Korean bar managers say troops turned down offers for help before soldier died
The main gate entrance sign for Camp Humphreys, South Korea, is seen May 13, 2014. The main vehicle and walk-in gates are near various bars, night clubs, hotels and clothing stores.
SEOUL — The men tending to a U.S. soldier after he was knocked out in an early-morning street brawl turned down multiple offers to call an ambulance, according to two managers at a hip hop club that he was thrown out of after getting into an argument with other troops.
Spc. Carl A. Lissone died about 10 hours later from a brain hemorrhage, following a train ride to a city some 40 miles away and a short stay in a hotel just outside the Army base where he was stationed.
Whether the beating alone killed Lissone, or whether immediate medical care may have saved his life could determine if any charges are filed.
South Korean police say all those involved — in the fight and Lissone’s trip to Pyeongtaek — were U.S. troops, including his alleged attacker, identified by a Pyeongtaek police official as a roughly 20-year-old U.S. servicemember stationed at Osan Air Base.
Few details have been released about the May 4 incident.
The U.S. military has taken the lead in the investigation with assistance from South Korean police, who interviewed Lissone’s suspected attacker as well as the soldiers who were with him. The National Forensic Service conducted an autopsy on Lissone; only the cause of death has been released so far.
Police said at least four U.S. servicemembers were involved in the fight that occurred well after the 1 a.m. curfew for troops here. It is unclear how many people tried to assist Lissone.
A Pyeongtaek police official on Wednesday could not confirm accounts by the managers of Club Naked in Hongdae, a popular entertainment district, that employees offered to call an ambulance for Lissone after the 3:45 a.m. altercation.
One of the managers, speaking on condition of anonymity, said a bouncer kicked out a group of men who were arguing. He did not know how many were involved or what started the dispute.
When the manager went outside to smoke, he saw Lissone unconscious and leaning against the wall of a nearby store. He told his employees to bring water and paper towels to help clean him up but said it seemed “unthinkable” that the soldier might die.
South Korean police say that even though Lissone was bleeding from the nose and ears, the group took a train from Seoul to Pyeongtaek, home to U.S. Army Garrison Humphreys, where Lissone, an information technology specialist, was stationed with the 304th Expeditionary Signal Battalion, 1st Signal Brigade.
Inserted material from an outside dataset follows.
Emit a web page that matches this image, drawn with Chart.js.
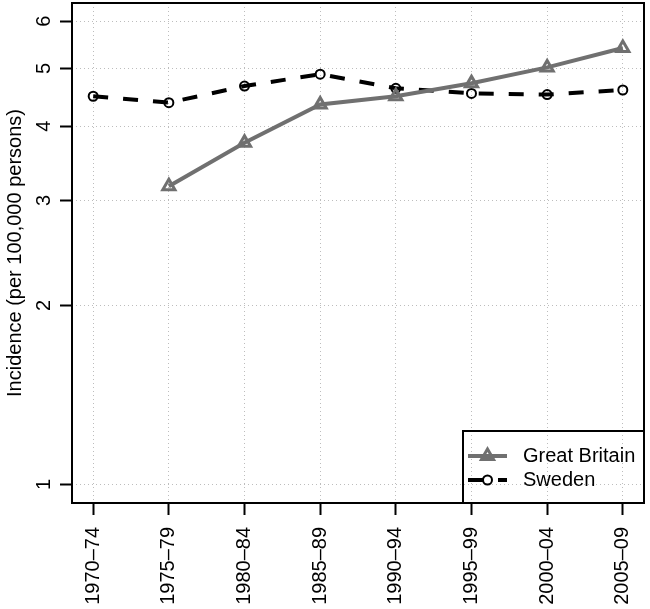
<!DOCTYPE html>
<html>
<head>
<meta charset="utf-8">
<script src="https://cdn.jsdelivr.net/npm/chart.js@4/dist/chart.umd.min.js"></script>
<style>
  html, body { margin: 0; padding: 0; background: #fff; }
</style>
</head>
<body>
<canvas id="myChart" width="650" height="609"></canvas>
<script>
var periods = ["1970–74", "1975–79", "1980–84", "1985–89", "1990–94", "1995–99", "2000–04", "2005–09"];
var yTicks = [1, 2, 3, 4, 5, 6];
var britain = [null, 3.17, 3.75, 4.35, 4.49, 4.72, 5.02, 5.41];
var sweden = [4.49, 4.38, 4.67, 4.89, 4.63, 4.54, 4.52, 4.60];

var FONT = "'Liberation Sans', Arial, Helvetica, sans-serif";
Chart.defaults.font.family = FONT;
Chart.defaults.font.size = 20;
Chart.defaults.color = "#000";

function toPoints(values) {
  return values.map(function (v, i) { return { x: i + 1, y: v }; });
}

function drawMarker(ctx, style, x, y, r, lw, color) {
  ctx.save();
  ctx.lineWidth = lw;
  ctx.strokeStyle = color;
  ctx.setLineDash([]);
  ctx.beginPath();
  if (style === "triangle") {
    for (var k = 0; k < 3; k++) {
      var ang = k * 2 * Math.PI / 3;
      var px = x + Math.sin(ang) * r, py = y - Math.cos(ang) * r;
      if (k === 0) ctx.moveTo(px, py); else ctx.lineTo(px, py);
    }
    ctx.closePath();
  } else {
    ctx.arc(x, y, r, 0, 2 * Math.PI);
  }
  ctx.stroke();
  ctx.restore();
}

// plot box and legend inside the bottom-right corner
var boxAndLegend = {
  id: "boxAndLegend",
  afterDatasetsDraw: function (chart) {
    var ctx = chart.ctx, a = chart.chartArea;
    ctx.save();
    ctx.lineWidth = 2;
    ctx.strokeStyle = "#000";
    ctx.setLineDash([]);
    ctx.strokeRect(a.left, a.top, a.right - a.left, a.bottom - a.top);

    var w = 181, h = 72, left = a.right - w, top = a.bottom - h;
    ctx.strokeRect(left, top, w, h);
    chart.data.datasets.forEach(function (ds, i) {
      var y = top + 25 + i * 24;
      ctx.beginPath();
      ctx.setLineDash(ds.borderDash || []);
      ctx.strokeStyle = ds.borderColor;
      ctx.lineWidth = ds.borderWidth;
      ctx.moveTo(left + 5, y);
      ctx.lineTo(left + 44, y);
      ctx.stroke();
      drawMarker(ctx, ds.pointStyle, left + 24.5, y, ds.pointRadius, ds.pointBorderWidth, ds.pointBorderColor);
      ctx.fillStyle = "#000";
      ctx.font = "20px " + FONT;
      ctx.textBaseline = "middle";
      ctx.textAlign = "left";
      ctx.fillText(ds.label, left + 60, y);
    });
    ctx.restore();
  }
};

new Chart("myChart", {
  type: "line",
  data: {
    datasets: [{
      label: "Great Britain",
      data: toPoints(britain),
      borderColor: "#707070",
      borderWidth: 4,
      pointStyle: "triangle",
      pointRadius: 7,
      pointBorderWidth: 3,
      pointBorderColor: "#707070",
      pointBackgroundColor: "rgba(0,0,0,0)",
      tension: 0
    }, {
      label: "Sweden",
      data: toPoints(sweden),
      borderColor: "#000",
      borderWidth: 4,
      borderDash: [15, 15],
      pointStyle: "circle",
      pointRadius: 4.5,
      pointBorderWidth: 2,
      pointBorderColor: "#000",
      pointBackgroundColor: "rgba(0,0,0,0)",
      tension: 0
    }]
  },
  options: {
    responsive: false,
    animation: false,
    events: [],
    layout: { autoPadding: false, padding: { top: 3, right: 6, left: 0, bottom: 0 } },
    plugins: { legend: { display: false }, tooltip: { enabled: false } },
    scales: {
      x: {
        type: "linear",
        min: 0.72,
        max: 8.28,
        afterBuildTicks: function (scale) {
          scale.ticks = periods.map(function (p, i) { return { value: i + 1 }; });
        },
        afterFit: function (scale) {
          scale.height = 106;
          scale.paddingLeft = 0;
          scale.paddingRight = 0;
        },
        ticks: {
          autoSkip: false,
          includeBounds: false,
          minRotation: 90,
          maxRotation: 90,
          padding: 12,
          callback: function (v) { return periods[v - 1] || ""; }
        },
        grid: {
          color: "#bdbdbd",
          lineWidth: 1,
          tickColor: "#000",
          tickWidth: 2,
          tickLength: 12,
          tickBorderDash: []
        },
        border: { display: false, dash: [1, 3] }
      },
      y: {
        type: "logarithmic",
        min: 0.931,
        max: 6.44,
        afterBuildTicks: function (scale) {
          scale.ticks = yTicks.map(function (v) { return { value: v }; });
        },
        afterFit: function (scale) {
          scale.width = 72;
          scale.paddingTop = 0;
          scale.paddingBottom = 0;
        },
        ticks: {
          minRotation: 90,
          maxRotation: 90,
          crossAlign: "center",
          padding: 10,
          callback: function (v) { return String(v); }
        },
        grid: {
          color: "#bdbdbd",
          lineWidth: 1,
          tickColor: "#000",
          tickWidth: 2,
          tickLength: 12,
          tickBorderDash: []
        },
        border: { display: false, dash: [1, 3] },
        title: {
          display: true,
          text: "Incidence (per 100,000 persons)",
          padding: { top: 3, bottom: 0 }
        }
      }
    }
  },
  plugins: [boxAndLegend]
});
</script>
</body>
</html>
The group arrived around 7:30 a.m. at the Royal Hotel, about a five-minute walk from Humphreys in a run-down neighborhood of bars, restaurants, hotels and knockoff clothing stores geared toward the local military community. A hotel employee said two men were holding up Lissone and put him in a chair. As they checked into a room, the men told the desk clerk that Lissone was drunk and that they planned to stay for only a short rest.
Police said video footage recorded by a street camera showed a foreigner administering CPR to Lissone outside the hotel around 1 p.m. He was taken to a Pyeongtaek hospital at 1:16 p.m. and pronounced dead a short time later.
The Club Naked manager said that while U.S. troops usually don’t cause trouble at the club, the business decided after the incident to ban all servicemembers under 21 — a move that would reinforce the U.S. Forces Korea policy that bans drinking by troops under 21. The legal drinking age in South Korea is 19.
The Hongdae district has twice been placed off-limits to U.S. troops -- in 2007 after a U.S. servicemember raped a 67-year-old woman there and in December 2002-May 2006 because of unspecified “force-protection concerns.” No ban is currently in effect, and the area, with its thriving nightlife fueled by students from nearby universities, is a popular destination for U.S. servicemembers.
Stars and Stripes staffer Armando R. Limon Jr. contributed to this story.